This review originally appeared in SequentialTart.
Publisher: Hougthon Mifflin Company Boston
Author: Louise Hawes
Illustrator: Rebecca Guay
Once upon a time, in most ancient Egypt, there was a born a girl child. She was named Muti, and she was much loved by her parents and her brother. Her father made a necklace for her when she was born, with stones as blue as a dragonfly’s wings and red as a pomegranate. She played Hounds and Jackals with her brother, and washed clothes with her mother in the waters of the Nile. Then, when she was thirteen, Muti went away to work in the palace of the Pharaoh. The great Pharaoh Snefru saw her and commanded that she be brought aboard his royal barge, to lead a company of maidens in sailing it around the lake. Muti complied, and led the maidens with grace and strength. But when her necklace suddenly fell into the lake, Muti refused to move, to lead the maidens. Though Pharaoh raged, she would not move until her necklace was returned to her ….
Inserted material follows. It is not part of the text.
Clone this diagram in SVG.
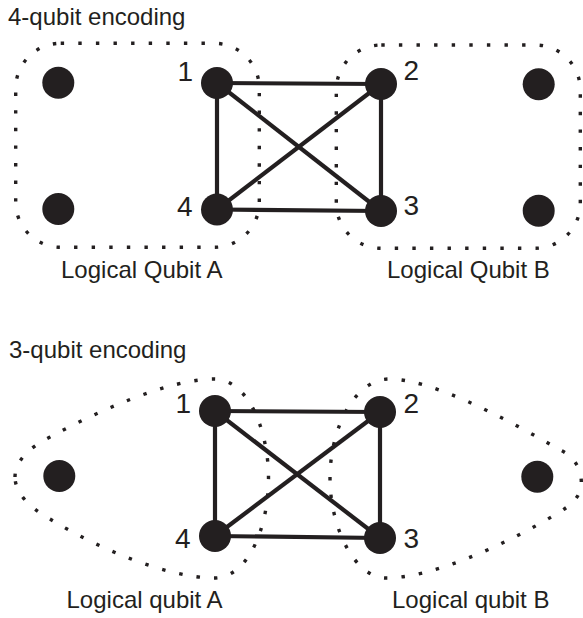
<svg xmlns="http://www.w3.org/2000/svg" width="583" height="618" viewBox="0 0 583 618">
<style>
text{font-family:"Liberation Sans",Arial,sans-serif;font-size:24px;fill:#231f20}
text.n{font-size:28px}
.q{fill:#231f20}
.e{stroke:#231f20;stroke-width:4.2;fill:none}
.dot{fill:none;stroke:#231f20;stroke-width:3.4;stroke-dasharray:3.4 14.2}
</style>
<rect width="583" height="618" fill="#fff"/>
<text x="8" y="25">4-qubit encoding</text>
<text x="9" y="358">3-qubit encoding</text>
<g id="groupsTop">
<rect id="logicalA4" class="dot" x="15.7" y="43.3" width="243.6" height="204" rx="45"/>
<rect id="logicalB4" class="dot" x="336.3" y="45" width="244" height="203.3" rx="45"/>
</g>
<g id="groupsBottom">
<path id="logicalA3" class="dot" d="M15,477 C15,462 28,448 50,437 C100,410 170,379 214,379 C248,379 268.5,430 268.5,478 C268.5,528 248,578 214,578 C170,578 100,550 50,519 C28,507 15,492 15,477 Z"/>
<path id="logicalB3" class="dot" d="M581.3,482 C581.3,467 572,455 560,450 C500,415 430,379 389,379 C355,379 330,428 330,478 C330,528 355,578 386,578 C430,578 500,548 558,513 C573,504 581.3,496 581.3,482 Z"/>
</g>
<g id="connectors">
<line class="e" x1="217" y1="83" x2="381" y2="84"/>
<line class="e" x1="217" y1="83" x2="217" y2="209.5"/>
<line class="e" x1="217" y1="83" x2="381" y2="211"/>
<line class="e" x1="381" y1="84" x2="217" y2="209.5"/>
<line class="e" x1="381" y1="84" x2="381" y2="211"/>
<line class="e" x1="217" y1="209.5" x2="381" y2="211"/>
<line class="e" x1="215" y1="411" x2="380" y2="412"/>
<line class="e" x1="215" y1="411" x2="215" y2="536"/>
<line class="e" x1="215" y1="411" x2="380" y2="538"/>
<line class="e" x1="380" y1="412" x2="215" y2="536"/>
<line class="e" x1="380" y1="412" x2="380" y2="538"/>
<line class="e" x1="215" y1="536" x2="380" y2="538"/>
</g>
<g id="t_a1"><circle class="q" cx="58.3" cy="82.7" r="16"/></g>
<g id="t_a2"><circle class="q" cx="58.3" cy="209" r="16"/></g>
<g id="t_n1"><circle class="q" cx="217" cy="83" r="16"/><text class="n" x="177.6" y="81">1</text></g>
<g id="t_n4"><circle class="q" cx="217" cy="209.5" r="16"/><text class="n" x="177" y="216">4</text></g>
<g id="t_n2"><circle class="q" cx="381" cy="84" r="16"/><text class="n" x="403.5" y="80">2</text></g>
<g id="t_n3"><circle class="q" cx="381" cy="211" r="16"/><text class="n" x="403.5" y="215">3</text></g>
<g id="t_b1"><circle class="q" cx="538.7" cy="84.3" r="16"/></g>
<g id="t_b2"><circle class="q" cx="538.7" cy="210.7" r="16"/></g>
<g id="b_a"><circle class="q" cx="59.3" cy="476" r="16"/></g>
<g id="b_n1"><circle class="q" cx="215" cy="411" r="16"/><text class="n" x="175.6" y="413">1</text></g>
<g id="b_n4"><circle class="q" cx="215" cy="536" r="16"/><text class="n" x="175" y="548">4</text></g>
<g id="b_n2"><circle class="q" cx="380" cy="412" r="16"/><text class="n" x="403.5" y="413">2</text></g>
<g id="b_n3"><circle class="q" cx="380" cy="538" r="16"/><text class="n" x="403.5" y="548">3</text></g>
<g id="b_b"><circle class="q" cx="537.3" cy="476.7" r="16"/></g>
<text x="61" y="278">Logical Qubit A</text>
<text x="387" y="278">Logical Qubit B</text>
<text x="66.5" y="608">Logical qubit A</text>
<text x="392" y="608">Logical qubit B</text>
</svg>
According to author Hawes’ afterword, Muti’s Necklace is based on a tale found on the Westcar Papyrus, a collection of the oldest known stories in the world. In that original tale, the girl who defied the Pharaoh had no name, and what became of her after she regained her necklace was not revealed. Hawes gave the girl a name, and a family, and a happy ending.
Hawes’ retelling is elegant and simple, almost poetic in places. For instance, in this early scene:
Necklaces don’t grow, but little girls do. As Muti got bigger and taller, her necklace reached only to her chest. When she played Hounds and Jackals with her brother, Ankhu, she would stare at its bright colors while she waited for him to move. “You are slow as honey dripping from the pot,” she told him.
Or, in this later scene:
The magician fumed and fussed. The cobra spat and hissed. But Muti did not move. The magician scolded and scowled. The cobra swayed back and forth. But Muti only stared into the glassy lake.
Hawes’ text is perfectly matched by Guay’s sumptuous artwork. Yes, sumptuous. In Guay’s watercolor and acryla gouache paintings, Muti isn’t just beautiful: she is also proud and strong, her jaw set in determination. Egypt is a land of brilliant colors, gauzy gowns and gentle breezes. And Pharaoh is a man who knows — or thinks he knows — his own power.
Highly recommended to fans of Guay’s other work, such as Goddesses: A World of Myth and Magic, as well as fans of ancient Egypt, strong heroines, and great children’s books in general.